## begin Task inputs

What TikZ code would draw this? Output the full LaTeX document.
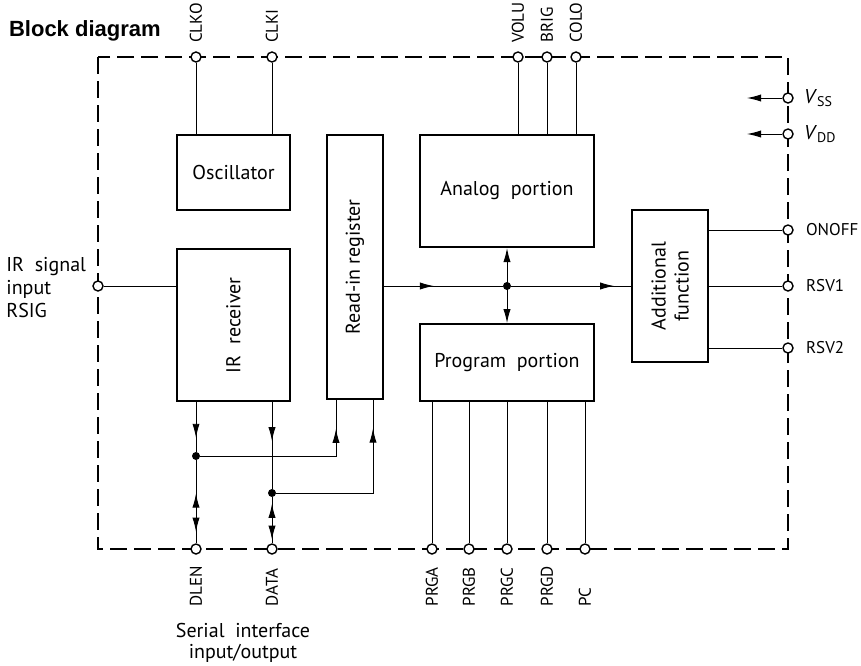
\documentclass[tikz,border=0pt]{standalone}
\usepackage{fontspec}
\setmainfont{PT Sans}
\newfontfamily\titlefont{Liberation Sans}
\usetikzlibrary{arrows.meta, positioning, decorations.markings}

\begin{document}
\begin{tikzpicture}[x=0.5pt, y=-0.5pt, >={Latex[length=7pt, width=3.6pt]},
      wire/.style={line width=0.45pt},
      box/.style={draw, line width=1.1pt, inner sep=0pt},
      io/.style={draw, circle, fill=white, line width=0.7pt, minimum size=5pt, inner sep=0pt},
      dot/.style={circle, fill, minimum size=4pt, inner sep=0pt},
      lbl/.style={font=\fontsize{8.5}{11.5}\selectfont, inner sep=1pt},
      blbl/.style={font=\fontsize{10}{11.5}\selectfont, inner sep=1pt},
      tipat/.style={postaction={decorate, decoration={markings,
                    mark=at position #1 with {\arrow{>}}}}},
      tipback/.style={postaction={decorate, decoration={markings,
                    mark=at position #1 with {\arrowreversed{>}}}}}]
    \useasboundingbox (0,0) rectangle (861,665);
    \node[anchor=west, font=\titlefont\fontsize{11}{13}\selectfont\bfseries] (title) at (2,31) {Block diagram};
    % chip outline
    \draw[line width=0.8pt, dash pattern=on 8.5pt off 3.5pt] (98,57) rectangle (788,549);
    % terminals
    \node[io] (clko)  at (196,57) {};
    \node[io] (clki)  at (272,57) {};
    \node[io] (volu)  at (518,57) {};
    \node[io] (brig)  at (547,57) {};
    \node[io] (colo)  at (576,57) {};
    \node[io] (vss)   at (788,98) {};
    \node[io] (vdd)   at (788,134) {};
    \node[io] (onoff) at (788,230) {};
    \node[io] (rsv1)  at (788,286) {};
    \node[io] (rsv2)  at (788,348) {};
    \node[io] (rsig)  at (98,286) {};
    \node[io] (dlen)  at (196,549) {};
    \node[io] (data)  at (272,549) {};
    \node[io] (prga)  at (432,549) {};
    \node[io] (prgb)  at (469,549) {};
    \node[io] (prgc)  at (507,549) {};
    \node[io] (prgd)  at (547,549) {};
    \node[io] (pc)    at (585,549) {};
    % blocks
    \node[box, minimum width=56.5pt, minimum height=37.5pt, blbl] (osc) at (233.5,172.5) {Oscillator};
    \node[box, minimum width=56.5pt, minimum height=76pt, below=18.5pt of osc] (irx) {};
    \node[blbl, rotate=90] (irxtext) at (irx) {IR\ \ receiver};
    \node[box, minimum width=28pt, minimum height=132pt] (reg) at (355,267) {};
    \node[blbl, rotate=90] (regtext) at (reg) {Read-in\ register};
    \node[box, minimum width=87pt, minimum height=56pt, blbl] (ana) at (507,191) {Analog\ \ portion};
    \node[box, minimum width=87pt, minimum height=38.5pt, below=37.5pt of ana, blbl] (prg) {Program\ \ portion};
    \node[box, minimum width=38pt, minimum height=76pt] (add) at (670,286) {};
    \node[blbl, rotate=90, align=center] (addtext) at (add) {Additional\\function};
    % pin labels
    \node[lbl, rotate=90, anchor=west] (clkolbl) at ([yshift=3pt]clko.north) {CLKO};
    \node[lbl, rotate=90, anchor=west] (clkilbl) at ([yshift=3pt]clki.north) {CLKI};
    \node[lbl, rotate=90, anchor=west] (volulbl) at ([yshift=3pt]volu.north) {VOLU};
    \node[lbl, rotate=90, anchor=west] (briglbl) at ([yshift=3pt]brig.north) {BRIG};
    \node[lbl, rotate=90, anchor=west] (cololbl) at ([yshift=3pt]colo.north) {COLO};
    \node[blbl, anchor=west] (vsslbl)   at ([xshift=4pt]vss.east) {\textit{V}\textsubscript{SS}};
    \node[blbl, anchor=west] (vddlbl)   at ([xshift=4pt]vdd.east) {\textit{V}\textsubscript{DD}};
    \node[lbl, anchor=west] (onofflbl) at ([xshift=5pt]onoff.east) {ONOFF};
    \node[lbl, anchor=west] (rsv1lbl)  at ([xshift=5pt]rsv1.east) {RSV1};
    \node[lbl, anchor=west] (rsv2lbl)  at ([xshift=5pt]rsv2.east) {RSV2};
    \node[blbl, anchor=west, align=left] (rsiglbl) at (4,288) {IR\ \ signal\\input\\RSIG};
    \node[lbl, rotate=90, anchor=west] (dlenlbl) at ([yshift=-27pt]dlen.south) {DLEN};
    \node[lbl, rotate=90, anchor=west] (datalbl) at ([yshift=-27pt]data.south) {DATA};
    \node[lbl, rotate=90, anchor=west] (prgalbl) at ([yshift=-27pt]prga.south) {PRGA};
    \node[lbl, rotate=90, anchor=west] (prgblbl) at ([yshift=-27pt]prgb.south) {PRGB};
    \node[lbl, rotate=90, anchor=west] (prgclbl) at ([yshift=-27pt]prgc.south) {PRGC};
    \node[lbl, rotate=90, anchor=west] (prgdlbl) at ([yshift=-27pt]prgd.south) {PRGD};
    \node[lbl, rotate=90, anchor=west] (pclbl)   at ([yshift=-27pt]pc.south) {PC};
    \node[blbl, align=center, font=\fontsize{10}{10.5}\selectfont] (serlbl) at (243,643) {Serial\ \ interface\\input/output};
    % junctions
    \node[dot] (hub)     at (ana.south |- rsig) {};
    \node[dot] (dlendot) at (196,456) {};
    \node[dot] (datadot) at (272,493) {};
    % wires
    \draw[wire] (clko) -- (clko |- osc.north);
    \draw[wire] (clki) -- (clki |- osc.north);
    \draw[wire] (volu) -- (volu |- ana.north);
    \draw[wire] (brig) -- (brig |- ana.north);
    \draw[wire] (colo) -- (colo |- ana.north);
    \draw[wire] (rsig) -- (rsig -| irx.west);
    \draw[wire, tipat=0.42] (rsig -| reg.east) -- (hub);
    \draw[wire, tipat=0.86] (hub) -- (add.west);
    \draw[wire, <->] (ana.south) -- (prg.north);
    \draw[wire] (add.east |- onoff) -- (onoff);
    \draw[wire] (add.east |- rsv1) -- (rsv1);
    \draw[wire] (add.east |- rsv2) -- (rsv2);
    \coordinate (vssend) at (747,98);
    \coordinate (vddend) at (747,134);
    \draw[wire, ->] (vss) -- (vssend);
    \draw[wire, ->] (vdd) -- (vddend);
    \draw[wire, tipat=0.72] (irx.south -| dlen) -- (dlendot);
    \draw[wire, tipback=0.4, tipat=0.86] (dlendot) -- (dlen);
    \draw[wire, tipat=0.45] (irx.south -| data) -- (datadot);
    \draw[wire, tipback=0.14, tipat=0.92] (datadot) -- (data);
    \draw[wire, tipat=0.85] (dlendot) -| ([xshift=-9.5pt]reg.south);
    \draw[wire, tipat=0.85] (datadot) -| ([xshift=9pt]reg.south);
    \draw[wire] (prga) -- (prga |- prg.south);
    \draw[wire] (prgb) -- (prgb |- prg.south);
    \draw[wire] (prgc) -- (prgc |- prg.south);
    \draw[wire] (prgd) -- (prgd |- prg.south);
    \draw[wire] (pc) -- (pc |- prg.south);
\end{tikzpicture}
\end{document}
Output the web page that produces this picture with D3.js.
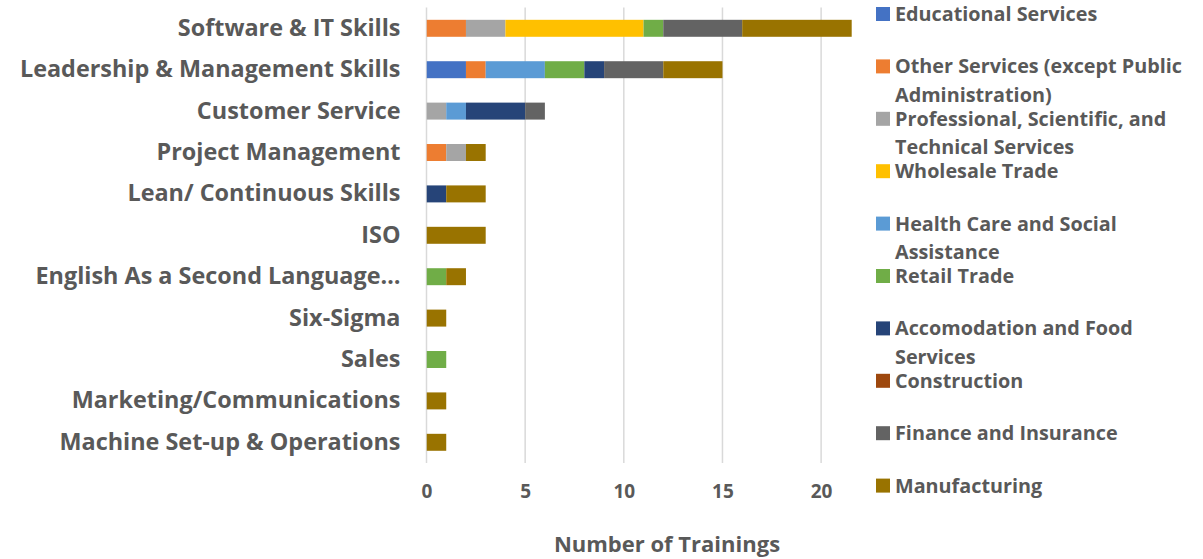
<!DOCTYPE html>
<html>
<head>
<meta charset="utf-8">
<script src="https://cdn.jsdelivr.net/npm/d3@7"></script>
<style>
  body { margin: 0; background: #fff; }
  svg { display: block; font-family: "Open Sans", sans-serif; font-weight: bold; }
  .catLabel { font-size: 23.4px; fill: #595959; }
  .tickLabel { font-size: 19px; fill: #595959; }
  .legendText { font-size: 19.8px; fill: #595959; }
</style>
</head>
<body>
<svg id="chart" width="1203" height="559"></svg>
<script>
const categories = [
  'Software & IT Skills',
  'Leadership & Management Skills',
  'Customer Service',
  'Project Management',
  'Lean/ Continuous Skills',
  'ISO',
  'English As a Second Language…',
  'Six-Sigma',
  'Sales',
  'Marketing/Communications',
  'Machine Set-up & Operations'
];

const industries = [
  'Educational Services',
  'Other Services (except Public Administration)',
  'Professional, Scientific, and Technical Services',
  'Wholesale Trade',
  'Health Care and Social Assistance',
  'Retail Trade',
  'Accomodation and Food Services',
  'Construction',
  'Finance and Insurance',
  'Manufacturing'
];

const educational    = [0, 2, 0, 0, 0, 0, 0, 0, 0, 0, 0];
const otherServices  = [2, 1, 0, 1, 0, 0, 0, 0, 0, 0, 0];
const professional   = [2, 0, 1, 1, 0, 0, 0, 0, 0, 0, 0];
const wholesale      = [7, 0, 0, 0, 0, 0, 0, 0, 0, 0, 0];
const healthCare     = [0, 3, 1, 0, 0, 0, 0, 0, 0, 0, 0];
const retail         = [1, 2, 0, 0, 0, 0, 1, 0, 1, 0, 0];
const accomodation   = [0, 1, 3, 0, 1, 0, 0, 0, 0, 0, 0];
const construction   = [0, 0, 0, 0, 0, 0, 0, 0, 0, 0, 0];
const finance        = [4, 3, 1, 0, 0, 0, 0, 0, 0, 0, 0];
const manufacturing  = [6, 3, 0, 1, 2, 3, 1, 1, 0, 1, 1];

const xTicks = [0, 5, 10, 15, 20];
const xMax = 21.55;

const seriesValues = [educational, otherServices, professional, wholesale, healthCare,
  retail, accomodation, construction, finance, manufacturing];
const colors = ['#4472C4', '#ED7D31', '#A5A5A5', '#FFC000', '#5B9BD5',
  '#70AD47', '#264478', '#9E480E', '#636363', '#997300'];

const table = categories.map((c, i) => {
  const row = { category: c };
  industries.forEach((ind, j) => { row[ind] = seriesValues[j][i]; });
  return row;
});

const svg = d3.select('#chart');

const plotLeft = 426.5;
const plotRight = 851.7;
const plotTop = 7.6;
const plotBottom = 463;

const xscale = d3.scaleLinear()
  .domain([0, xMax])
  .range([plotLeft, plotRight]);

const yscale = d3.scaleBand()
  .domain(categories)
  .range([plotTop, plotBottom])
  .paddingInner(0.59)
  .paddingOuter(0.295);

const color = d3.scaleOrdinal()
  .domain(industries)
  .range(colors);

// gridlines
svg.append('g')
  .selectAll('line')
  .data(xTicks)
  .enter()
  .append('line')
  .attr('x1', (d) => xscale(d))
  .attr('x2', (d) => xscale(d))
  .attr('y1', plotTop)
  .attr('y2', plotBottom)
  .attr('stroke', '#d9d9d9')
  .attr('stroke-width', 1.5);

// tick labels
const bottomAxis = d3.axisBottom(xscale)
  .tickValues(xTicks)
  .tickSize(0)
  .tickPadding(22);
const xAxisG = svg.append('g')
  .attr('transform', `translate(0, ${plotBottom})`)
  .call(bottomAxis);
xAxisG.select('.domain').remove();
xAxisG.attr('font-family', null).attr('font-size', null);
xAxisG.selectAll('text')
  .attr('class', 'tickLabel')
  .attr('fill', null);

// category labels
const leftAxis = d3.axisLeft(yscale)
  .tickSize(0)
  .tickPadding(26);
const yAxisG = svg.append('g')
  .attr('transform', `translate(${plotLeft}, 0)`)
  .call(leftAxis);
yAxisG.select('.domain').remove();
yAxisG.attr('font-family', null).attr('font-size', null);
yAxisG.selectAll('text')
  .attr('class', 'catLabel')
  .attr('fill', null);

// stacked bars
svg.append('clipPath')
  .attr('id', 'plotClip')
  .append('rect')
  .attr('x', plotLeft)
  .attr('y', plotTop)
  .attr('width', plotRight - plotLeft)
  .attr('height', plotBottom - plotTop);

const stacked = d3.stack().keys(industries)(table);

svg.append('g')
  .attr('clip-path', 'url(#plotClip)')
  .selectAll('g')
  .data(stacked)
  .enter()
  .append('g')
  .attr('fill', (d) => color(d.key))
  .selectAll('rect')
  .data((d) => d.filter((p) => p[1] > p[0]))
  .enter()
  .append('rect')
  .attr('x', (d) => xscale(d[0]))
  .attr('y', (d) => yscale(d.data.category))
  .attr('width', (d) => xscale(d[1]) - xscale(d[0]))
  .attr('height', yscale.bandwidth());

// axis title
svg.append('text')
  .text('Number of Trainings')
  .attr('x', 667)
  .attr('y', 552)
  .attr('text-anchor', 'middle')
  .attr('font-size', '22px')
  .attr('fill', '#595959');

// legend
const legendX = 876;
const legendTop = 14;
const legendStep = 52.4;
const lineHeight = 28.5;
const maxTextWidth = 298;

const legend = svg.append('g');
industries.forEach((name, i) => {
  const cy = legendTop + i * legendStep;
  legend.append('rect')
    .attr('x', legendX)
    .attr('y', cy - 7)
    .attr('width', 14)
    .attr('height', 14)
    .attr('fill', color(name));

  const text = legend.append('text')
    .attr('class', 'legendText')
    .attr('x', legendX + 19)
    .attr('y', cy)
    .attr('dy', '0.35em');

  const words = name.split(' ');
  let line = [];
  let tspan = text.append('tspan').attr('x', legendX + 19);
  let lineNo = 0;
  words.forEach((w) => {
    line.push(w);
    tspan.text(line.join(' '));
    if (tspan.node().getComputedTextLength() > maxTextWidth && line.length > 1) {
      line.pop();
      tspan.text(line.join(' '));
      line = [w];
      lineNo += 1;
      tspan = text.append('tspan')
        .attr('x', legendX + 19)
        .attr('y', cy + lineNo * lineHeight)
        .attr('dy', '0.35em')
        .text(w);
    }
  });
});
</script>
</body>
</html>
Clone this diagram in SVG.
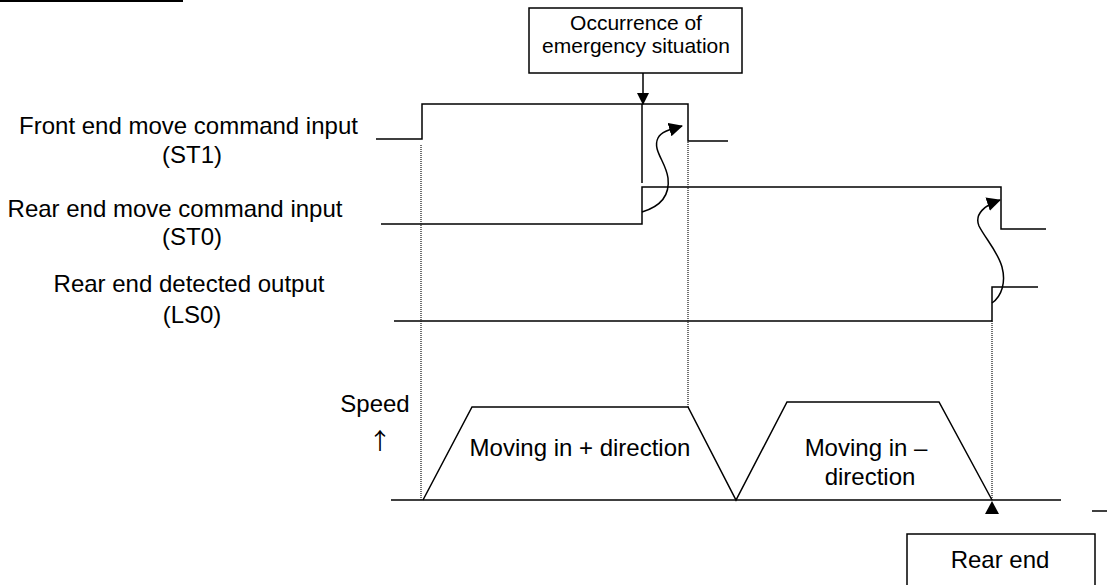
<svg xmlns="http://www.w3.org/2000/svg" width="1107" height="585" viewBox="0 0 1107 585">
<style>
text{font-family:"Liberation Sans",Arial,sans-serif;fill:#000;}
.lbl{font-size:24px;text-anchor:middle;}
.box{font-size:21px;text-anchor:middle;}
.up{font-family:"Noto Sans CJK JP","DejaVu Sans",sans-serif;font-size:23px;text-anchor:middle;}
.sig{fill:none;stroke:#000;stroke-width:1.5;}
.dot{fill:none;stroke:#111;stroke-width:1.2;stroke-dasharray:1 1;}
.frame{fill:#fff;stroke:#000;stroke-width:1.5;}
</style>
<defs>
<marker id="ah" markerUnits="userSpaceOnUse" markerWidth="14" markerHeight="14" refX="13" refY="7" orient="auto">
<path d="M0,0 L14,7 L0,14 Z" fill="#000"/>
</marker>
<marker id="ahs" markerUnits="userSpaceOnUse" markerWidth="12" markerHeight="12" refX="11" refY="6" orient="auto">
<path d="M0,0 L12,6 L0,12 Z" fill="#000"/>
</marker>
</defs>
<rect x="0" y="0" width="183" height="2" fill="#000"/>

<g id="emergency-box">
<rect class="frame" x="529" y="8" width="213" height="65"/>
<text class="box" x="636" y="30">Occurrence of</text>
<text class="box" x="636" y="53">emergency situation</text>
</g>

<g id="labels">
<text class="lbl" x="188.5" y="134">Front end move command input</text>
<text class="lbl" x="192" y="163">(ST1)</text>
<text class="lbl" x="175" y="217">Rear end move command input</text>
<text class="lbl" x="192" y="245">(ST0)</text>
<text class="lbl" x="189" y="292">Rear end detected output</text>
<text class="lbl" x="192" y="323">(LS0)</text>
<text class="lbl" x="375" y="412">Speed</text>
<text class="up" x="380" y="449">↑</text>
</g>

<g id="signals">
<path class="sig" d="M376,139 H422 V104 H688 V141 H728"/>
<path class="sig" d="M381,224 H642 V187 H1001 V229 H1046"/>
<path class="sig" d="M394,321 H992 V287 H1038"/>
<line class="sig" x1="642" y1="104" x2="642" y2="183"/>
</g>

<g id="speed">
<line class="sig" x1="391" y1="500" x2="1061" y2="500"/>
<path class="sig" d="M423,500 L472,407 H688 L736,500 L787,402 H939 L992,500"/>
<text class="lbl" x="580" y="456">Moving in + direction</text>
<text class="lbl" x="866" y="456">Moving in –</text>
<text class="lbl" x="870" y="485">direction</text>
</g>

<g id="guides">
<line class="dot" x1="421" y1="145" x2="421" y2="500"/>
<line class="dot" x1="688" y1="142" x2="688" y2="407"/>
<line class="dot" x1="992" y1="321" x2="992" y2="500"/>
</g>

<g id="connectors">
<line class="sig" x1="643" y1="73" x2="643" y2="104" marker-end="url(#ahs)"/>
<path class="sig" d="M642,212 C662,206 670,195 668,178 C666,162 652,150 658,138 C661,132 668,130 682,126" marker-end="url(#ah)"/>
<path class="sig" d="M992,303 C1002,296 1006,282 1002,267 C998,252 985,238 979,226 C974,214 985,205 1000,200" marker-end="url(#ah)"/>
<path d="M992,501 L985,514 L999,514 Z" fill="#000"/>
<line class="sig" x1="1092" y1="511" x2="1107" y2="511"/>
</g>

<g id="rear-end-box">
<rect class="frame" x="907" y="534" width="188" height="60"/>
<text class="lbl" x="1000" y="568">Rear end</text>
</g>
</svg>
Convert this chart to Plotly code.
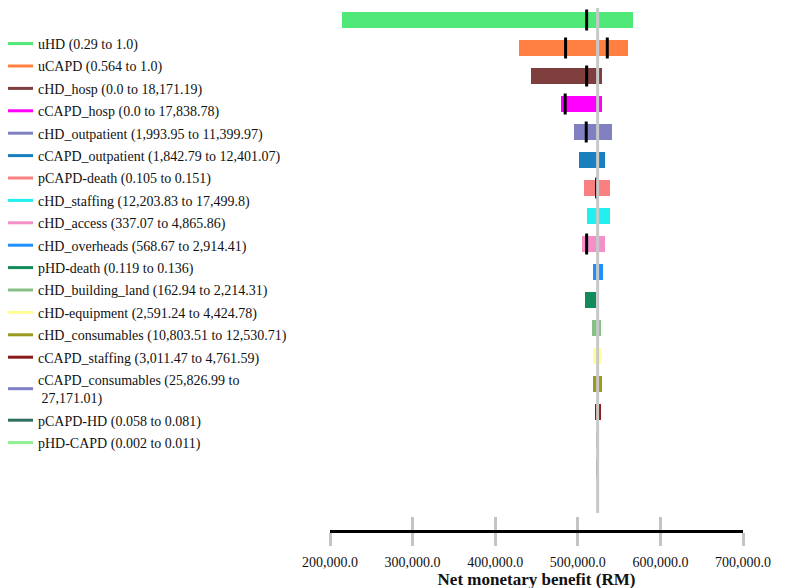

## end Task inputs

→ What you should do
Report each line in the data that holds the word "diagram".

→ Output below
    \node[anchor=west, font=\titlefont\fontsize{11}{13}\selectfont\bfseries] (title) at (2,31) {Block diagram};
Clone this diagram in SVG.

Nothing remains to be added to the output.